Aim of the exercise: In the listing below, locate the lines that hold "draw" and copy them.

#### Source excerpt

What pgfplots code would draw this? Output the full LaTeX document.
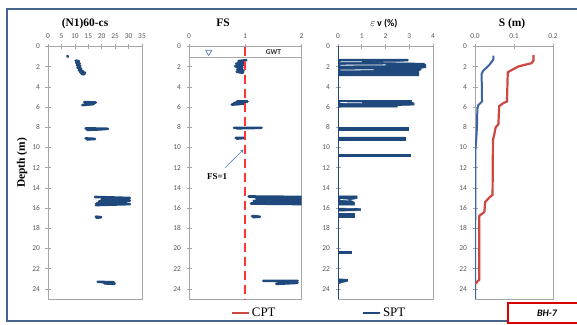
\documentclass[border=0pt]{standalone}
\usepackage{pgfplots}
\pgfplotsset{compat=1.18}
\usepackage{fontspec}
\setmainfont{Liberation Serif}
\newfontfamily\calfont{Carlito}
\definecolor{axgray}{RGB}{166,166,166}
\definecolor{lblgray}{RGB}{89,89,89}
\definecolor{dblue}{RGB}{31,73,125}
\definecolor{sblue}{RGB}{60,100,165}
\definecolor{sred}{RGB}{205,72,66}
\definecolor{fsred}{RGB}{255,51,51}
\definecolor{framec}{RGB}{70,100,140}
\definecolor{arrowc}{RGB}{79,129,189}
\pgfplotsset{
  panel/.style={
    scale only axis, height=252.5bp, anchor=south west,
    y dir=reverse, ymin=0, ymax=25, ytick={0,2,...,24},
    axis line style={draw=axgray, line width=0.7bp},
    every tick/.style={draw=axgray, line width=0.7bp},
    major tick length=5bp, tick align=center,
    xtick pos=right, xticklabel pos=right, ytick pos=left,
    tick label style={font=\calfont\fontsize{7.5}{8}\selectfont, text=lblgray},
    /pgf/number format/assume math mode=true,
    xticklabel style={yshift=2bp},
    yticklabel style={xshift=-2bp},
    clip=true,
  },
  band/.style={dblue, line width=2.6bp, line join=round, line cap=round, mark=none},
  spike/.style={draw=dblue, fill=dblue, line width=0.6bp, line join=miter, mark=none},
  gap/.style={white, line width=0.8bp, mark=none},
}
\begin{document}
\begin{tikzpicture}
\useasboundingbox (0,0) rectangle (577bp,325bp);
\draw[framec, line width=1.3bp] (580bp,316bp) -- (7bp,316bp) -- (7bp,4bp) -- (580bp,4bp);
\node[rotate=90, font=\bfseries\fontsize{11.5}{12}\selectfont] at (22bp,162bp) {Depth (m)};
\node[anchor=base, font=\bfseries\fontsize{11.5}{12}\selectfont] at (85bp,298bp) {(N1)60-cs};
\node[anchor=base, font=\bfseries\fontsize{11.5}{12}\selectfont] at (223bp,298bp) {FS};
\node[anchor=base] at (384bp,298bp) {{\fontsize{11}{12}\selectfont$\varepsilon$}{\calfont\bfseries\fontsize{10}{12}\selectfont\,v (\%)}};
\node[anchor=base, font=\bfseries\fontsize{11.5}{12}\selectfont] at (512bp,298bp) {S (m)};
% ---------------- panel 1
\begin{axis}[panel, at={(48bp,26bp)}, width=94bp, xmin=0, xmax=35, xtick={0,5,...,35}]
\addplot[band] coordinates {(7.2,0.95) (7.4,1.0)};
\addplot[band] coordinates {(10.3,1.4) (11.5,1.45) (10.5,1.6) (11.8,1.7) (10.8,1.85) (12,1.95) (11,2.1) (12.3,2.2) (11.5,2.35) (13,2.45) (12,2.55) (13.8,2.6) (12.5,2.7) (13.5,2.75)};
\addplot[band] coordinates {(13.5,5.5) (17.8,5.55) (14,5.65) (17,5.7) (12.8,5.8) (15,5.75)};
\addplot[band] coordinates {(14,8.1) (22.3,8.15) (14.5,8.25) (20,8.2)};
\addplot[band] coordinates {(14,9.1) (17.5,9.15) (14.5,9.2)};
\addplot[band] coordinates {(17.5,14.9) (30.5,15.0) (20,15.15) (30.5,15.25) (19,15.35) (29,15.45) (18,15.55) (30.5,15.6) (17.8,15.7)};
\addplot[band] coordinates {(17.8,16.85) (19.8,16.9) (18,16.95)};
\addplot[band] coordinates {(18.5,23.3) (24.5,23.35) (21,23.45) (24.8,23.5)};
\end{axis}
% ---------------- panel 2
\begin{axis}[panel, at={(189bp,26bp)}, width=112.5bp, xmin=0, xmax=2, xtick={0,1,2},
  legend style={at={(0.58,-0.02)}, anchor=north, draw=none, fill=none,
    font=\fontsize{13}{14}\selectfont, legend cell align=left},
  legend image post style={line width=2bp}]
\addlegendimage{sred, line width=2bp}
\addlegendentry{CPT}
\addplot[axgray, line width=0.7bp, forget plot] coordinates {(0,1.1) (2,1.1)};
\addplot[only marks, mark=triangle, mark size=3.5bp, mark options={rotate=180, draw=arrowc, fill=white, line width=0.7bp}, forget plot] coordinates {(0.35,0.55)};
\node[font=\calfont\bfseries\fontsize{7.5}{8}\selectfont, text=black!80] at (axis cs:1.5,0.55) {GWT};
\addplot[band, forget plot] coordinates {(1.02,1.35) (0.88,1.45) (0.98,1.6) (0.84,1.7) (0.96,1.85) (0.82,1.95) (0.95,2.1) (0.86,2.25) (0.97,2.4) (0.85,2.5) (0.96,2.6)};
\addplot[band, forget plot] coordinates {(0.85,5.45) (1.04,5.45) (0.8,5.6) (0.98,5.65) (0.76,5.75) (0.9,5.7)};
\addplot[band, forget plot] coordinates {(0.8,8.05) (1.29,8.05) (0.85,8.1)};
\addplot[band, forget plot] coordinates {(0.83,9.05) (0.99,9.05) (0.85,9.12)};
\addplot[band, forget plot] coordinates {(1.06,14.85) (2.05,14.9) (1.2,15.05) (2.05,15.15) (1.15,15.3) (2.05,15.4) (1.1,15.55) (2.05,15.6)};
\addplot[band, forget plot] coordinates {(1.12,16.8) (1.26,16.85) (1.14,16.9)};
\addplot[band, forget plot] coordinates {(1.32,23.2) (1.93,23.2) (1.6,23.35) (1.93,23.4) (1.55,23.5)};
\addplot[fsred, line width=2.2bp, dash pattern=on 9bp off 5bp, forget plot] coordinates {(1,0) (1,25)};
\node[font=\bfseries\fontsize{9}{10}\selectfont] at (axis cs:0.5,12.9) {FS=1};
\draw[-stealth, arrowc, line width=0.6bp] (axis cs:0.64,12.0) -- (axis cs:0.97,10.2);
\end{axis}
% ---------------- panel 3
\begin{axis}[panel, at={(338bp,26bp)}, width=95bp, xmin=0, xmax=4, xtick={0,1,...,4},
  legend style={at={(0.49,-0.02)}, anchor=north, draw=none, fill=none,
    font=\fontsize{13}{14}\selectfont, legend cell align=left}]
\addlegendimage{dblue, line width=2.2bp}
\addlegendentry{SPT}
\addplot[spike, forget plot] coordinates {(0,1.25) (2.95,1.25) (2.95,1.45) (1.2,1.5) (2.0,1.6) (3.6,1.65) (3.7,1.8) (3.7,2.1) (3.5,2.15) (3.5,2.3) (3.4,2.4) (3.4,2.9) (0,2.9)} \closedcycle;
\addplot[gap, forget plot] coordinates {(0.1,1.85) (2.0,1.82)};
\addplot[gap, forget plot] coordinates {(0.1,2.33) (1.5,2.3)};
\addplot[gap, forget plot] coordinates {(0.1,1.52) (1.0,1.5)};
\addplot[spike, forget plot] coordinates {(0,5.35) (3.1,5.35) (3.1,5.5) (3.2,5.6) (3.2,5.8) (2.5,5.85) (2.5,6.0) (0,6.0)} \closedcycle;
\addplot[gap, forget plot] coordinates {(0.1,5.55) (1.0,5.58)};
\addplot[spike, forget plot] coordinates {(0,8.0) (2.95,8.0) (2.95,8.3) (0,8.3)} \closedcycle;
\addplot[spike, forget plot] coordinates {(0,8.95) (2.85,8.95) (2.85,9.25) (0,9.25)} \closedcycle;
\addplot[spike, forget plot] coordinates {(0,10.7) (3.05,10.7) (3.05,10.9) (0,10.9)} \closedcycle;
\addplot[spike, forget plot] coordinates {(0,14.8) (0.8,14.8) (0.8,15.05) (0.45,15.2) (0.6,15.3) (0.7,15.45) (0.7,15.7) (0,15.7)} \closedcycle;
\addplot[gap, forget plot] coordinates {(0.1,15.15) (0.45,15.2)};
\addplot[spike, forget plot] coordinates {(0,16.0) (0.95,16.05) (0.95,16.25) (0,16.3)} \closedcycle;
\addplot[spike, forget plot] coordinates {(0,16.55) (0.68,16.55) (0.68,16.95) (0,16.95)} \closedcycle;
\addplot[spike, forget plot] coordinates {(0,20.3) (0.55,20.3) (0.55,20.5) (0,20.5)} \closedcycle;
\addplot[spike, forget plot] coordinates {(0,23.0) (0.4,23.05) (0.4,23.25) (0.2,23.35) (0,23.5)} \closedcycle;
\addplot[dblue, line width=2bp, mark=none, forget plot] coordinates {(0,0.9) (0,25)};
\end{axis}
% ---------------- panel 4
\begin{axis}[panel, at={(475bp,26bp)}, width=78bp, xmin=0, xmax=0.2, xtick={0,0.1,0.2},
  xticklabel style={/pgf/number format/.cd, fixed, fixed zerofill, precision=1}]
\addplot[sblue, line width=2bp, mark=none] coordinates {
(0.047,0.9) (0.047,1.3) (0.035,1.9) (0.021,2.4) (0.017,2.7) (0.018,5.45) (0.0085,5.8) (0.006,6.2) (0.005,8.0) (0.003,9.3) (0.001,10.3) (0.001,17) (0.0,17.5) (0,25)};
\addplot[sred, line width=2.2bp, mark=none] coordinates {
(0.15,0.84) (0.15,1.4) (0.145,1.65) (0.111,1.98) (0.098,2.25) (0.084,2.55) (0.082,5.45) (0.073,5.6) (0.062,5.9) (0.06,7.7) (0.053,8.0) (0.05,8.6) (0.047,9.1) (0.046,9.3) (0.045,14.7) (0.038,14.9) (0.026,15.4) (0.024,16.4) (0.013,16.7) (0.011,16.8) (0.011,23.1) (0.005,23.3) (0.003,23.5)};
\end{axis}
% BH-7 label box
\draw[red!85!black, line width=1.4bp, fill=white] (508bp,2bp) rectangle (582bp,22bp);
\node[font=\calfont\bfseries\itshape\fontsize{10}{11}\selectfont] at (547bp,12bp) {BH-7};
\end{tikzpicture}
\end{document}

########

Reply:
What pgfplots code would draw this? Output the full LaTeX document.
    axis line style={draw=axgray, line width=0.7bp},
    every tick/.style={draw=axgray, line width=0.7bp},
  spike/.style={draw=dblue, fill=dblue, line width=0.6bp, line join=miter, mark=none},
\draw[framec, line width=1.3bp] (580bp,316bp) -- (7bp,316bp) -- (7bp,4bp) -- (580bp,4bp);
  legend style={at={(0.58,-0.02)}, anchor=north, draw=none, fill=none,
\addplot[only marks, mark=triangle, mark size=3.5bp, mark options={rotate=180, draw=arrowc, fill=white, line width=0.7bp}, forget plot] coordinates {(0.35,0.55)};
\draw[-stealth, arrowc, line width=0.6bp] (axis cs:0.64,12.0) -- (axis cs:0.97,10.2);
  legend style={at={(0.49,-0.02)}, anchor=north, draw=none, fill=none,
\draw[red!85!black, line width=1.4bp, fill=white] (508bp,2bp) rectangle (582bp,22bp);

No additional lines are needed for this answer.